Heard is, however, critical of the results. He says the CSIR assumed electricity demand to grow by 15% by 2030, which he considers to be too low.

The CSIR further took advantage of the geographic spread of renewables for balancing — if the sun doesn’t shine on the solar plants in the Northern Cape, it would be shining on other plants situated in other provinces for example.

That, Heard says, is dependent on a strong transmission system, but only the generation was costed, not the transmission.

He says the CSIR did not model energy flow.

Nevertheless, there is room for renewables and with demand set to rise, the industry could grow considerably.

South Africa, however, has to invest in base load power, Heard says. That will provide the consistent, reliable supply needed to grow industry in the country’s effort to eradicate poverty and unemployment. “It is almost impossible to under-invest in base load.”

From an environmental perspective, nuclear is the answer to replace coal to ensure a reduction in carbon emissions, he says.

Heard is convinced that nuclear can be affordable, provided the procurement is done through an open and competitive bidding process.

With regard to the South African process to acquire 9,6GW of nuclear generation capacity, Heard says it is “so far so good”. The process has started with different levels of expression of interest and one will see how it further develops, he says.

“Constructing nuclear is initially more expensive than wind generation, but the quality and the asset life is quite different,” Heard says. Wind generation plants generally have a lifetime of no more than 25 years, while nuclear plants can run for at least 60 years. If the initial cost is paid, generation becomes cheap, he says. Fuel costs are low, which means that nuclear cost is very stable over the lifetime of the plant.

“I think if South Africa runs an open and competitive process, it will get a good deal,” he says, citing the example of the United Arab Emirates, which procured 5,6GW at US$4 000/kW installed capacity.

  • This article was originally published on Moneyweb and is used here with permission
  • 小杜 (xiao du)

    Some nice hand waving away the issues there.

    What generally happens is that “small levy” isn’t sufficient, and the taxpayer ends up holding the bag to the tune of Billions of $.

    See decommissioning costs pretty much…. anywhere around the world.

    Cheap Nuclear? Nowhere.

  • 小杜 (xiao du)

    I’d suggest rather we need more HVDC infrastructure, and Eskom being broken up into transmission and generation.

    More renewables funded by the private sector are more than welcome too (as long as on decent terms).

    We have amazingly good Solar irradiation values in South Africa, as well as Wind, and its insane we don’t have more solar (whether PV or otherwise) and wind in use.

    Large scale CSP is looking extremely viable at market rates – eg 2017 SolarReserve bid $63/MWh for 24-hour CSP power with no subsidies in Chile.

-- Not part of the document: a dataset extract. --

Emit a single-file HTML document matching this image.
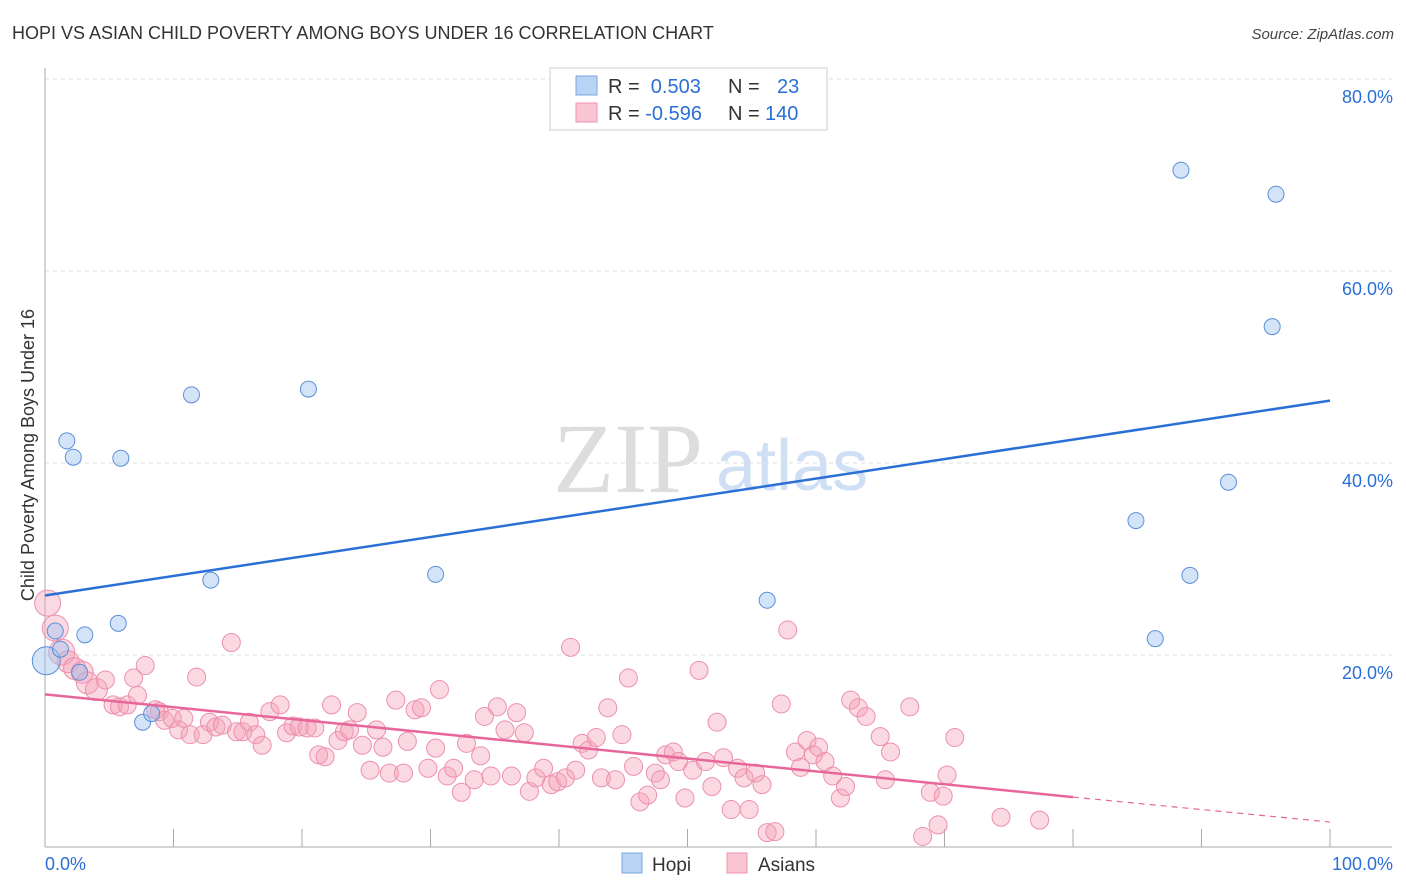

    We also have a lot of hydro that could be built, especially in Lesotho.

    Nuclear on the other hand. No.

    Too long to build. No private sector involvement as private capital won’t touch Nuclear with a bargepole, so costs will be high as inefficient government involvement. Capital costs are high (due to long build times before any generation). Budget overrun’s almost a given. Extremely high likelihood of corruption.
    Safety issues. etc etc.

  • 小杜 (xiao du)

    Typically around 1% or less of land typically being used for farming. So no.

    Wind can works perfectly well with farming, grazing, and other productive uses of the underlying land.

  • 小杜 (xiao du)

    Being disingenuous again I see.

    Nuclear doesn’t play well with any flexible generation.
    Nuclear is inflexible load. You run it full bore, as the costs prohibit throttling. Yes, you can throttle, but then your capital costs kill you. So yes, Nuclear (inflexible load), and Renewables (flexible load) are in competition.

    Renewables and Dispatchable generation however *are* a nice fit.
    If 99% of the time Solar and Wind will cover things, then we can run gas turbines or on-standby generation to cater for that 1% worst. Australia interestingly is a good case of what *not* to do in that respect, as it pays the incumbents *not* to run dispatchable generation in order to shaft the consumer with gouge pricing.

    Frequency management is also rather a archaic control mechanism that will probably be redundant in the 22nd century grid. HVDC distribution will regionalize grids. No need for country-wide frequency control, especially with a minority spinning medium. Software will play a far greater control in the future. PV and Wind do offer Frequency control at the inverter level, as you’re no doubt aware. They’re actually more flexible, as you can control how they respond. Something AEMO probably should look into, instead of blaming renewables perhaps…

  • 小杜 (xiao du)

    …and a President, and a Cabinet.

  • 小杜 (xiao du)

    I concur completely.

    In reality you’ll find that the factories making solar panels aren’t stupid. They can and will install solar to supplement their power inputs as electricity costs are driven to zero.

    I’ve seen this in China. Solar panel manufacturers have large solar installs at their factories. You can see this in the States too – Tesla is installing Solar on their roof at their factory.

    Why on earth wouldn’t they use their own product to reduce the input costs…

    Its still grid tied for the most part, but thats only a matter of time, as storage costs are dropping rapidly.

    Large business in South Africa is already self generating.
    Look at how the mines have embraced renewables, and self generation.

    The “grid” _isn’t_ reliable here. Its costly, and its unreliable.
    We’re forced into the future of self generation *and* the monopolistic provider is in a death spiral whether we like it or not.

    The poor will soon be the only ones left paying for Electricity, as the paying middle class and large business migrates to self generation.

    Who’s going to pay for Nuclear then?

    I doubt that the taxpayer can afford the current government, let alone a government saddled with huge Nuclear debt.

    Unfortunately with the new cabinet, with Gigaba as a Gupta yes man we’re up the creek without a paddle.

  • Teresa Williams

    NO NUCLEAR UNDER ZUMA! Small nuclear, post-2019, yes.